For the LNK files in directory
C:\Users\Public\Desktop\
I've copied those to part of the file
system that behaves normally and where I
can back it up.It looks like I will have to do some system management mud wrestling to get the EXE files, etc. for programs in misbehaving directories
C:\Program Files
C:\Program Files (x86)
C:\Windows
to a normal behaving part of the file
system where I can use ROBOCOPY to back up
the files and just COPY or XCOPY to
restore selected files/directories from
the backup.To me these misbehaving directories look like a grand design disaster of Windows. Windows has had 30 or so years to get such things right and still has some serious, first grade, problems. I will have to investigate to find ways to work around these Windows disasters.
Near the top of my TODO list is getting around bad or missing Windows documentation to get around some really bad Windows system management disasters.
E.g., those circular references in the file system directory tree -- no longer a tree. WHAT a bummer. Where is the documentation for how the heck to work with such directories, list them, copy them, restore them? Was it really necessary to ruin the file system in this way?
E.g., I can't do a routine backup and restore and, thus, am pushed into depending on Web sites continuing to provide the downloads I want -- years from now. Bummer.
And part of this work to be done is to understand what I can do with the HP D:\ recovery partition and how to do it.
Uh, in simple terms, I want to know how to boot from a DVD, restore all the HP and Windows stuff from somewhere, DVDs if the size is small enough, from external hard drives otherwise, and then use ROBOCOPY to restore everything else. This goal seems simple and obvious enough. Now a big detour in my work is to figure out how to do that -- knowing that good documentation will be more rare than hen's teeth. System management mud wrestling to get around problems of HP and Windows instead of my real work.
On my other computer, a desktop computer I assembled from parts, e.g., an AMD FX-8350 processor, I have lots of internal hard disk space and two new 4 TB disk drives ready to install. So so far I do a lot in internal backup.

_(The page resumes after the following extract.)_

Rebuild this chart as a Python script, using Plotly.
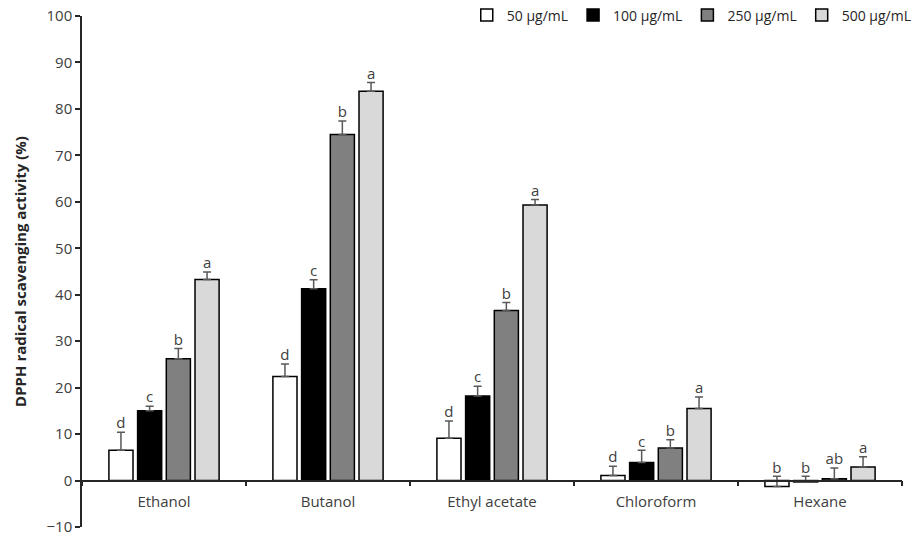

One problem is it appears that Windows has seen some free space on one of my hard disks and decided to use it for a lot of temporary storage to be used by running, installed programs. Since that storage changes frequently, it gets backed up as part of an incremental backup and makes my incremental backups much larger than they should be. Bummer. That is just what I do NOT want. And Windows never asked me about using my disk volumes this way, and so far I can't find any documentation for how to tell Windows to put that temporary junk where I would want it to be and out of the way of my real work. Windows, messing up my real work. Bummer.